Menjelang Suksesi: Kritik thd Kelemahan SBY Mulai Diungkit-ungkit Media Nasionalis

Monday, July 22, 2013
[imagetag]
Presiden SBY

SBY tak di garis depan saat harga daging, cabe & jengkol meroket
Senin, 22 Juli 2013 05:03:00

Tahun ini disebut-sebut sebagai tahun politik, sebelum dibukanya pintu gerbang peralihan kekuasaan pada 2014. Satu tahun menjelang berakhirnya kepemimpinannya sebagai presiden, Susilo Bambang Yudhoyono dihadapkan pada pelbagai persoalan. Tidak hanya menyangkut aspek politik dan penegakan hukum, tapi juga masalah ekonomi.

Seharusnya, tahun ini adalah tahun pembuktian kinerja Kabinet Indonesia Bersatu jilid II untuk menyelesaikan persoalan bangsa. Tapi kenyataannya, negara tak berdaya menghadapi gempuran persoalan yang datang silih berganti tanpa henti. Tengok saja jeritan masyarakat manakala harga bahan kebutuhan pokok meroket tajam.
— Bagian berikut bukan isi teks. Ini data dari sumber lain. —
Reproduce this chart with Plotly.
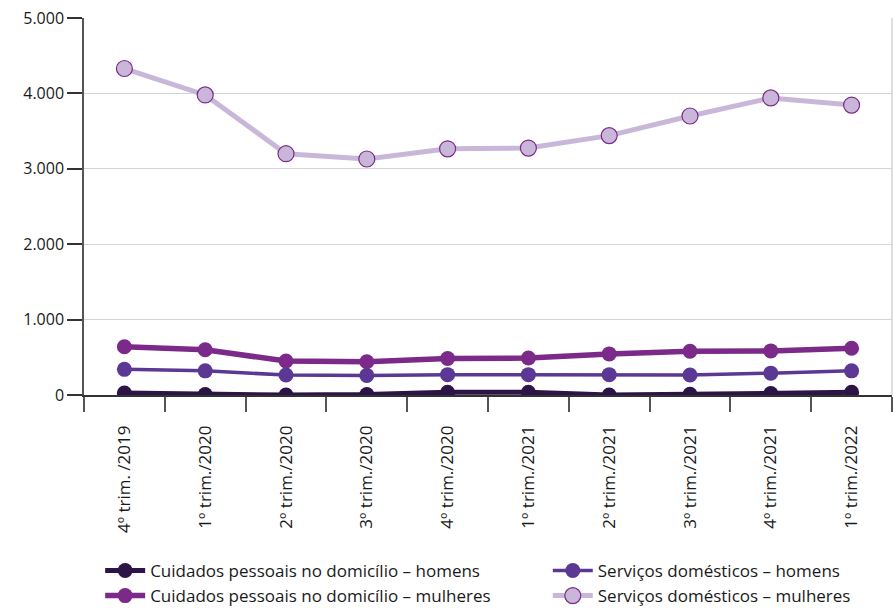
import plotly.graph_objects as go

# Quarterly series (thousands of people)
trimestres = [
    "4º trim. /2019", "1º trim./2020", "2º trim./2020", "3º trim./2020",
    "4º trim./2020", "1º trim./2021", "2º trim./2021", "3º trim./2021",
    "4º trim./2021", "1º trim./2022",
]
cuidados_homens = [25, 5, 0, 5, 35, 35, 0, 10, 20, 35]
servicos_homens = [340, 320, 265, 260, 270, 270, 270, 265, 290, 320]
cuidados_mulheres = [640, 600, 450, 440, 485, 490, 545, 580, 585, 620]
servicos_mulheres = [4330, 3980, 3200, 3130, 3265, 3275, 3440, 3700, 3940, 3845]

y_ticks = [0, 1000, 2000, 3000, 4000, 5000]
y_tick_text = ["0", "1.000", "2.000", "3.000", "4.000", "5.000"]

FONT = "Open Sans"

fig = go.Figure()

# "Cuidados" series go to the left legend column, "Serviços" to the right one
fig.add_trace(go.Scatter(
    x=trimestres, y=cuidados_homens, mode="lines+markers",
    name="Cuidados pessoais no domicílio – homens", legend="legend",
    line=dict(color="#2d1446", width=5),
    marker=dict(color="#2d1446", size=15),
))
fig.add_trace(go.Scatter(
    x=trimestres, y=servicos_homens, mode="lines+markers",
    name="Serviços domésticos – homens", legend="legend2",
    line=dict(color="#5a3893", width=3.5),
    marker=dict(color="#5a3893", size=15),
))
fig.add_trace(go.Scatter(
    x=trimestres, y=cuidados_mulheres, mode="lines+markers",
    name="Cuidados pessoais no domicílio – mulheres", legend="legend",
    line=dict(color="#7c2a8a", width=5.5),
    marker=dict(color="#7c2a8a", size=15),
))
fig.add_trace(go.Scatter(
    x=trimestres, y=servicos_mulheres, mode="lines+markers",
    name="Serviços domésticos – mulheres", legend="legend2",
    line=dict(color="#c9b7d9", width=5),
    marker=dict(color="#c9b7d9", size=16, line=dict(color="#7c2a8a", width=1.2)),
))

legend_style = dict(
    orientation="v", xanchor="left", yanchor="top", y=-0.419,
    font=dict(family=FONT, size=17, color="#1a1a1a"),
    itemwidth=40, tracegroupgap=0, bgcolor="rgba(0,0,0,0)",
)

fig.update_layout(
    width=894, height=608,
    margin=dict(l=84, r=2, t=18, b=213, autoexpand=False),
    paper_bgcolor="white", plot_bgcolor="white",
    font=dict(family=FONT, size=15, color="#1a1a1a"),
    showlegend=True,
    legend=dict(x=0.02, **legend_style),
    legend2=dict(x=0.574, **legend_style),
    xaxis=dict(
        type="category", tickangle=-90, tickson="boundaries", automargin=False,
        ticks="outside", ticklen=15, tickcolor="#555555", tickwidth=1.5,
        ticklabelstandoff=22,
        showline=True, linecolor="#333333", linewidth=1.5,
        showgrid=False, range=[-0.5, 9.5],
        tickfont=dict(family=FONT, size=17, color="#1a1a1a"),
    ),
    yaxis=dict(
        range=[0, 5000], tickvals=y_ticks, ticktext=y_tick_text, automargin=False,
        ticks="outside", ticklen=15, tickcolor="#333333", tickwidth=1.5,
        showline=True, linecolor="#555555", linewidth=1.5,
        showgrid=True, gridcolor="#d4d4d4", gridwidth=1,
        zeroline=False,
        tickfont=dict(family=FONT, size=16, color="#1a1a1a"),
    ),
    shapes=[
        dict(type="line", xref="paper", yref="paper", x0=1, x1=1, y0=0, y1=1,
             line=dict(color="#d4d4d4", width=1.5), layer="below"),
    ],
)

fig.write_html("out.html")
Dalam setahun ini, sudah dua kali persoalan bahan pangan membuat SBY marah kepada menteri-menterinya. Pertama, masalah bawang putih yang langka di pasaran. Saat itu, pasokan bawang putih langka di pasaran karena ada ratusan kontainer bawang impor yang tertahan di Pelabuhan Tanjung Perak.

Kedua, yang belakangan ini menjadi isu paling hangat. Harga bahan kebutuhan pokok kompak naik gila-gilaan. Harga daging sapi menembus lebih dari Rp 100.000 per kilo gram. Bahkan, harga daging di Indonesia sempat disebut-sebut sebagai yang termahal di dunia.

Tidak hanya daging sapi, harga cabe rawit pun makin pedas. Di beberapa daerah, rata-rata harganya di atas Rp 80.000 per kilo gram. Bahkan, di beberapa kota, harga cabe rawit lebih mahal dari daging sapi.

Tak mau kalah, harga bawang ikut merangkak naik perlahan. Harga bawang saat ini rata-rata di atas Rp 50.000 per kg dan berpotensi menyentuh Rp 80.000 per kg jika terus dibiarkan. Sebelumnya, masyarakat cukup dibuat heboh saat harga jengkol naik tajam. Harga jengkol lebih mahal dari harga daging ayam.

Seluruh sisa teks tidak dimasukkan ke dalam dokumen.